Ошибка юной Анны - стр. 8
– Так я же еще ничего не решил! – делано удивился босс.
– Еще минут десять назад, когда с владельцем кофе пили, – усмехнулся Александр, намекая, что он все понимает и ценит деликатность босса.
Выждали для проформы сутки («переспали с решением», как выражался босс) и ударили с Гамлетом Тельмановичем по рукам, иначе говоря, подписали договор аренды на двадцать лет.
Геннадий Валерианович согласился с предложением Александра сделать основным направлением новой клиники трансгендерные операции[6]. Пока новая клиника готовилась к открытию, в старой создавалась для нее «база» – набирался и обучался персонал. Набором персонала, даже среднего и «неспециального», Александр, как главный врач новой клиники, занимался лично. Недаром говорят, что «доброе начало полдела откачало». От того, как начать работу, в прямом смысле зависит будущее клиники. Накладки, ошибки и срывы плохо сказываются на репутации всегда, но в самом начале они просто фатальны. Поэтому Александр лично беседовал со всеми кандидатами – с врачами, медсестрами, администраторами, техническим персоналом.
Прием пациентов, операции, оборудование и оснащение новой клиники, набор персонала, текущие вопросы… Дела помогали отвлечься, но поздно вечером, во время отдыха, на него часто накатывало состояние, которое он окрестил «лирической меланхолией». Странное такое состояние, отчасти приятное, потому что было связано с Августой, отчасти неприятное, потому что отношения с ней развивались не совсем так, как ему хотелось. Все смешалось в этом ощущении – и сладость обладания, и горькое предчувствие потери, и кислая острота ревности, и пряный привкус той первой радости, возникшей при знакомстве…
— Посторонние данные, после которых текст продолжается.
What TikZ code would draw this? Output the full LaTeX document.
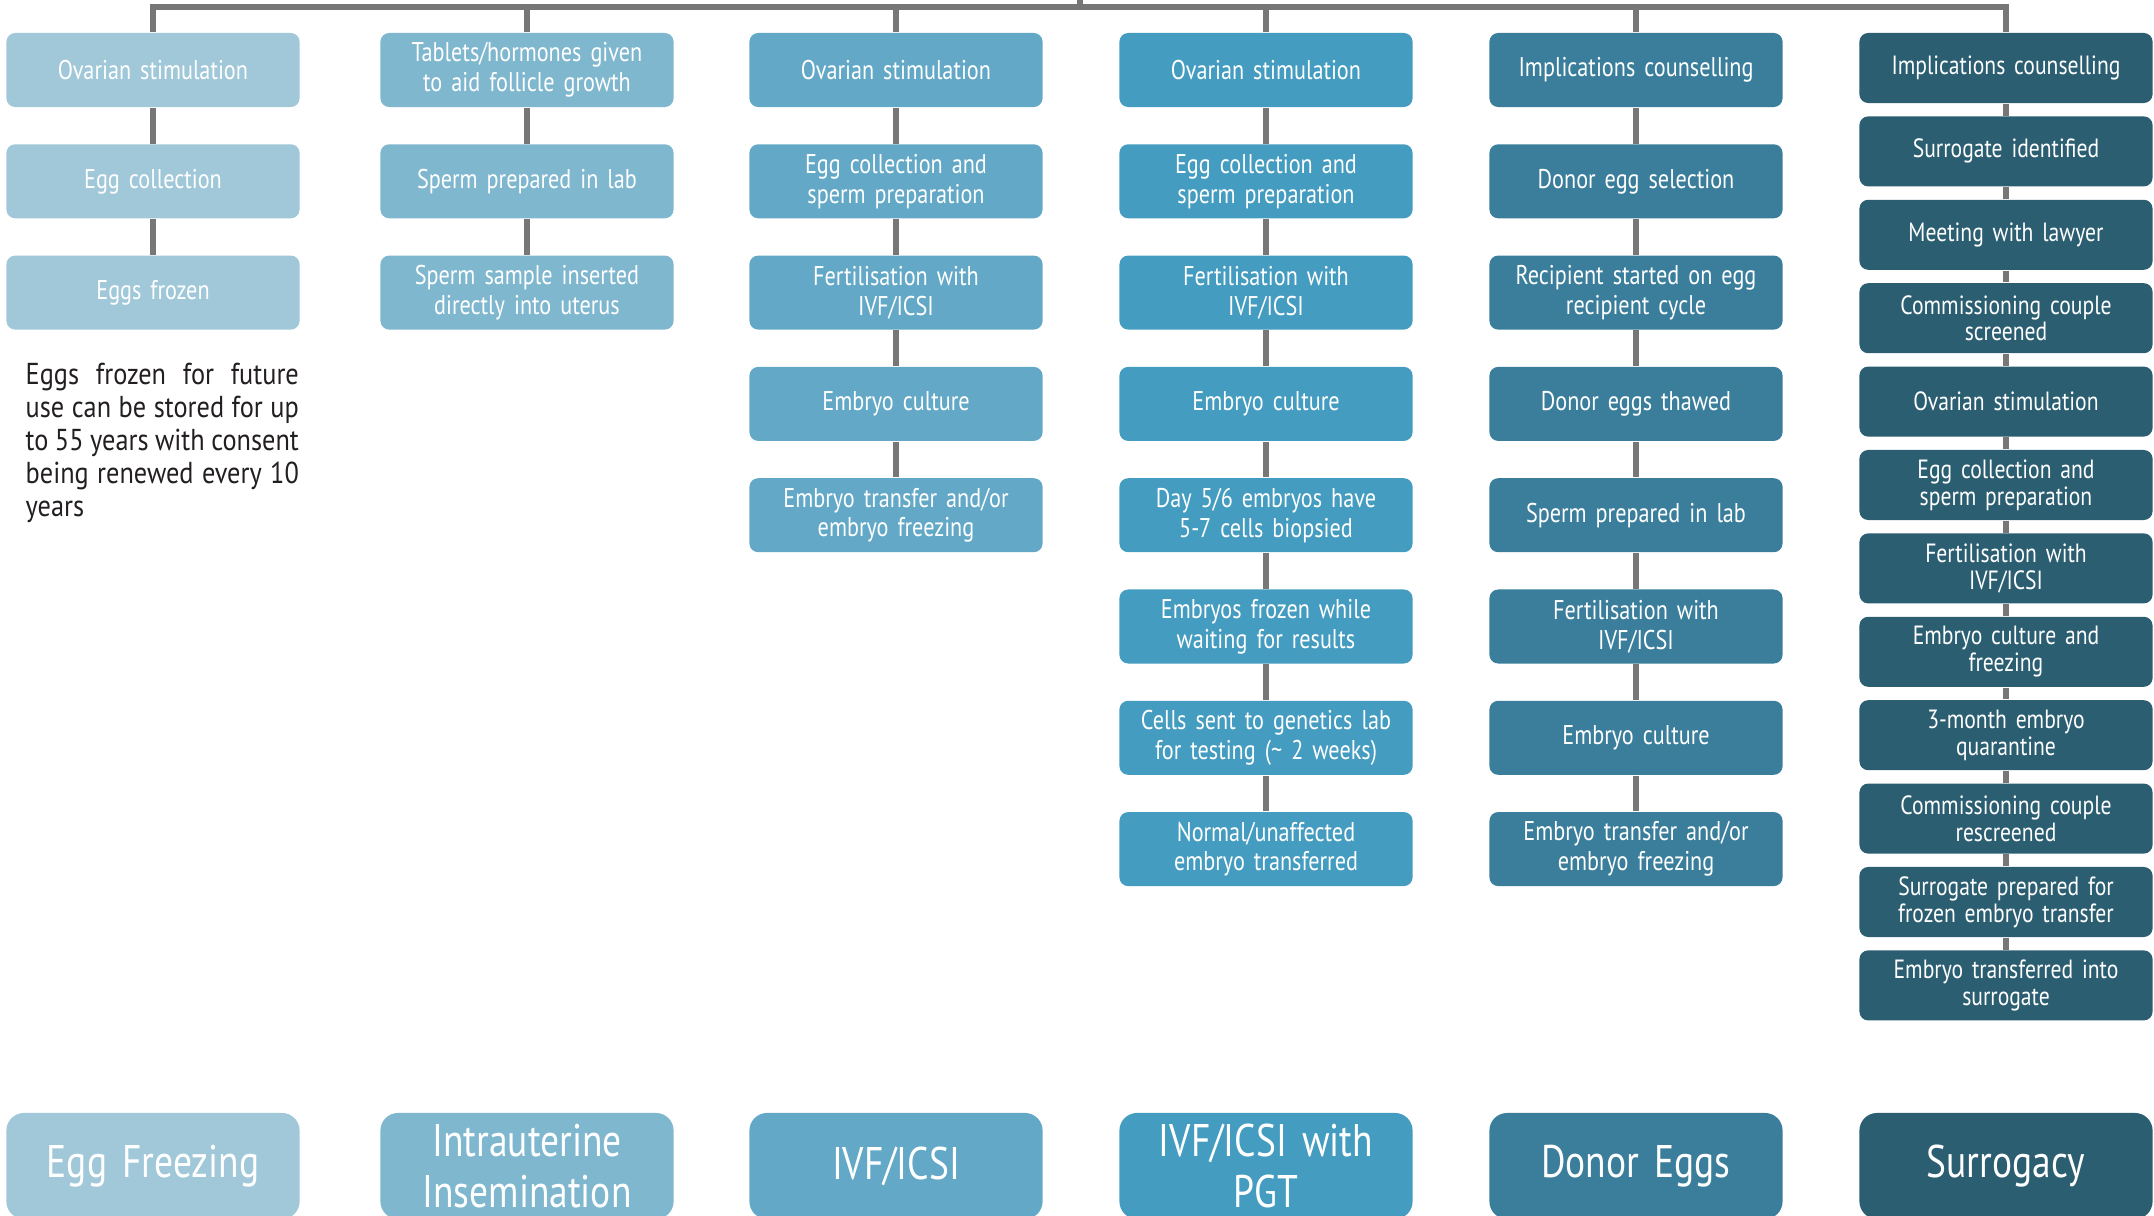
\documentclass[tikz,border=0pt]{standalone}
\usepackage{fontspec}
\setmainfont{PT Sans}[FakeStretch=0.82]
\newfontfamily\notefont{PT Sans}[FakeStretch=0.87]
\definecolor{colA}{HTML}{A0C8D9}
\definecolor{colB}{HTML}{7FB7CF}
\definecolor{colC}{HTML}{63A9C7}
\definecolor{colD}{HTML}{449CC0}
\definecolor{colE}{HTML}{3A7E9C}
\definecolor{colF}{HTML}{2B5E71}
\definecolor{linegray}{HTML}{777777}
\definecolor{notetext}{HTML}{231F20}

\begin{document}
\begin{tikzpicture}[x=0.01cm, y=-0.01cm,
    stage/.style={rounded corners=2.5pt, minimum width=2.93cm, minimum height=0.74cm,
      text width=2.85cm, align=center, inner sep=0pt, text=white,
      font=\fontsize{7.7}{8.5}\selectfont},
    surr/.style={stage, fill=colF, minimum height=0.70cm,
      font=\fontsize{7.5}{7.6}\selectfont},
    head/.style={rounded corners=5pt, minimum width=2.93cm, minimum height=1.06cm,
      text width=2.85cm, align=center, inner sep=0pt, text=white,
      font=\fontsize{13}{14.5}\selectfont},
    link/.style={draw=linegray, line width=1.5pt, line join=miter}]
    \useasboundingbox (0,0) rectangle (2154,1216);
    \clip (0,0) rectangle (2154,1216);
    \fill[white] (0,0) rectangle (2154,1216);

    \node[stage, fill=colA] (ef1) at (153,70) {Ovarian stimulation};
    \node[stage, fill=colA] (ef2) at (153,181.3) {Egg collection};
    \node[stage, fill=colA] (ef3) at (153,292.6) {Eggs frozen};
    \node[anchor=north west, text width=2.73cm, align=justify, inner sep=0pt,
      text=notetext, font=\notefont\fontsize{8.6}{9.4}\selectfont] (efnote) at (25,362)
      {Eggs frozen for future use can be stored for up to 55 years with consent being renewed every 10 years};

    \node[stage, fill=colB] (iu1) at (527,70) {Tablets/hormones given\\to aid follicle growth};
    \node[stage, fill=colB] (iu2) at (527,181.3) {Sperm prepared in lab};
    \node[stage, fill=colB] (iu3) at (527,292.6) {Sperm sample inserted\\directly into uterus};

    \node[stage, fill=colC] (iv1) at (896,70) {Ovarian stimulation};
    \node[stage, fill=colC] (iv2) at (896,181.3) {Egg collection and\\sperm preparation};
    \node[stage, fill=colC] (iv3) at (896,292.6) {Fertilisation with\\IVF/ICSI};
    \node[stage, fill=colC] (iv4) at (896,403.9) {Embryo culture};
    \node[stage, fill=colC] (iv5) at (896,515.2) {Embryo transfer and/or\\embryo freezing};

    \node[stage, fill=colD] (pg1) at (1266,70) {Ovarian stimulation};
    \node[stage, fill=colD] (pg2) at (1266,181.3) {Egg collection and\\sperm preparation};
    \node[stage, fill=colD] (pg3) at (1266,292.6) {Fertilisation with\\IVF/ICSI};
    \node[stage, fill=colD] (pg4) at (1266,403.9) {Embryo culture};
    \node[stage, fill=colD] (pg5) at (1266,515.2) {Day 5/6 embryos have\\5-7 cells biopsied};
    \node[stage, fill=colD] (pg6) at (1266,626.5) {Embryos frozen while\\waiting for results};
    \node[stage, fill=colD] (pg7) at (1266,737.8) {Cells sent to genetics lab\\for testing (\textasciitilde{} 2 weeks)};
    \node[stage, fill=colD] (pg8) at (1266,849.1) {Normal/unaffected\\embryo transferred};

    \node[stage, fill=colE] (de1) at (1636,70) {Implications counselling};
    \node[stage, fill=colE] (de2) at (1636,181.3) {Donor egg selection};
    \node[stage, fill=colE] (de3) at (1636,292.6) {Recipient started on egg\\recipient cycle};
    \node[stage, fill=colE] (de4) at (1636,403.9) {Donor eggs thawed};
    \node[stage, fill=colE] (de5) at (1636,515.2) {Sperm prepared in lab};
    \node[stage, fill=colE] (de6) at (1636,626.5) {Fertilisation with\\IVF/ICSI};
    \node[stage, fill=colE] (de7) at (1636,737.8) {Embryo culture};
    \node[stage, fill=colE] (de8) at (1636,849.1) {Embryo transfer and/or\\embryo freezing};

    \node[surr] (su1) at (2006,68) {Implications counselling};
    \node[surr] (su2) at (2006,151.4) {Surrogate identified};
    \node[surr] (su3) at (2006,234.8) {Meeting with lawyer};
    \node[surr] (su4) at (2006,318.2) {Commissioning couple\\screened};
    \node[surr] (su5) at (2006,401.6) {Ovarian stimulation};
    \node[surr] (su6) at (2006,485) {Egg collection and\\sperm preparation};
    \node[surr] (su7) at (2006,568.4) {Fertilisation with\\IVF/ICSI};
    \node[surr] (su8) at (2006,651.8) {Embryo culture and\\freezing};
    \node[surr] (su9) at (2006,735.2) {3-month embryo\\quarantine};
    \node[surr] (su10) at (2006,818.6) {Commissioning couple\\rescreened};
    \node[surr] (su11) at (2006,902) {Surrogate prepared for\\frozen embryo transfer};
    \node[surr] (su12) at (2006,985.4) {Embryo transferred into\\surrogate};

    \node[head, fill=colA] (hef) at (153,1166) {Egg Freezing};
    \node[head, fill=colB] (hiu) at (527,1166) {Intrauterine\\Insemination};
    \node[head, fill=colC] (hiv) at (896,1166) {IVF/ICSI};
    \node[head, fill=colD] (hpg) at (1266,1166) {IVF/ICSI with\\PGT};
    \node[head, fill=colE] (hde) at (1636,1166) {Donor Eggs};
    \node[head, fill=colF] (hsu) at (2006,1166) {Surrogacy};

    \coordinate (top) at (1080,0);
    \coordinate (bar) at (1080,7);
    \draw[link] (bar) -- (top);
    \draw[link] (ef1.north) |- (bar) -| (su1.north);
    \draw[link] (iu1.north) -- (iu1.north |- bar);
    \draw[link] (iv1.north) -- (iv1.north |- bar);
    \draw[link] (pg1.north) -- (pg1.north |- bar);
    \draw[link] (de1.north) -- (de1.north |- bar);

    \draw[link] (ef1) -- (ef2);
    \draw[link] (ef2) -- (ef3);
    \draw[link] (iu1) -- (iu2);
    \draw[link] (iu2) -- (iu3);
    \draw[link] (iv1) -- (iv2);
    \draw[link] (iv2) -- (iv3);
    \draw[link] (iv3) -- (iv4);
    \draw[link] (iv4) -- (iv5);
    \draw[link] (pg1) -- (pg2);
    \draw[link] (pg2) -- (pg3);
    \draw[link] (pg3) -- (pg4);
    \draw[link] (pg4) -- (pg5);
    \draw[link] (pg5) -- (pg6);
    \draw[link] (pg6) -- (pg7);
    \draw[link] (pg7) -- (pg8);
    \draw[link] (de1) -- (de2);
    \draw[link] (de2) -- (de3);
    \draw[link] (de3) -- (de4);
    \draw[link] (de4) -- (de5);
    \draw[link] (de5) -- (de6);
    \draw[link] (de6) -- (de7);
    \draw[link] (de7) -- (de8);
    \draw[link] (su1) -- (su2);
    \draw[link] (su2) -- (su3);
    \draw[link] (su3) -- (su4);
    \draw[link] (su4) -- (su5);
    \draw[link] (su5) -- (su6);
    \draw[link] (su6) -- (su7);
    \draw[link] (su7) -- (su8);
    \draw[link] (su8) -- (su9);
    \draw[link] (su9) -- (su10);
    \draw[link] (su10) -- (su11);
    \draw[link] (su11) -- (su12);
\end{tikzpicture}
\end{document}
Если бы Александр как следует покопался в себе, то понял бы, что портрет Августы на рабочем столе был бессознательным выражением потребности быть рядом с любимой, быть вместе. Если бы он покопался еще немного, то понял бы, что согласился выступить в роли эксперта только для того, чтобы увеличить свою и без того великую занятость. Чем больше времени отнимали дела, тем меньше его оставалось для разных лирических меланхолий.
Хотелось надеяться, что все образуется, вернется на круги своя и больше с них не сойдет. «In Hoffnung schweben, macht süß das Leben»[7], – говорят немцы. Александр всегда считал эту пословицу чересчур сентиментальной, а сейчас вдруг ощутил, что ничего сентиментального в ней нет, одна голая жизненная правда.
2. Эскулап наоборот
Вадим Родионович все же приехал на вокзал встречать Александра. Он столь усиленно изображал радушие, что можно было заподозрить неладное. Александр так и поступил. Отказавшись от предложения «отобедать с дороги», он поинтересовался, нельзя ли прямо сейчас увидеться со следователем. Оказалось, что можно. Вадим Родионович усадил Александра в свой черный «БМВ Х6» и медленно, потому что дорога была скользкой, да еще и вдобавок началась метель, повез по городу. О деле, по которому приехал Александр, не было сказано ни слова, и чувствовалось, что это неспроста. То ли Вадим Родионович не хотел давать Александру какую-либо информацию, чтобы его не обвинили в попытке воздействовать на эксперта, то ли воспринял отказ Александра отобедать как нежелание пообщаться в спокойной обстановке. Второе было более вероятно. Если бы Вадим Родионович опасался обвинений, то вообще не приехал бы на вокзал. Машину Вадим Родионович вел неторопливо, основательно, уверенно. По всему – и по взгляду, и по речи, и по прямой спине, и по скупым четким жестам, и по манере вождения чувствовалось, что Вадим Родионович уверен в себе на все двести процентов. Легкий прищур свидетельствовал об ироничном взгляде на жизнь, но едва заметное подергивание правого верхнего века все же наводило на мысль, что жизнь для Вадима Родионовича – дело нервное. Про привычку к дорогим вещам можно было бы и не упоминать, потому что такому человеку все дешевое просто противопоказано. Как бисквитно-кремовый торт диабетику.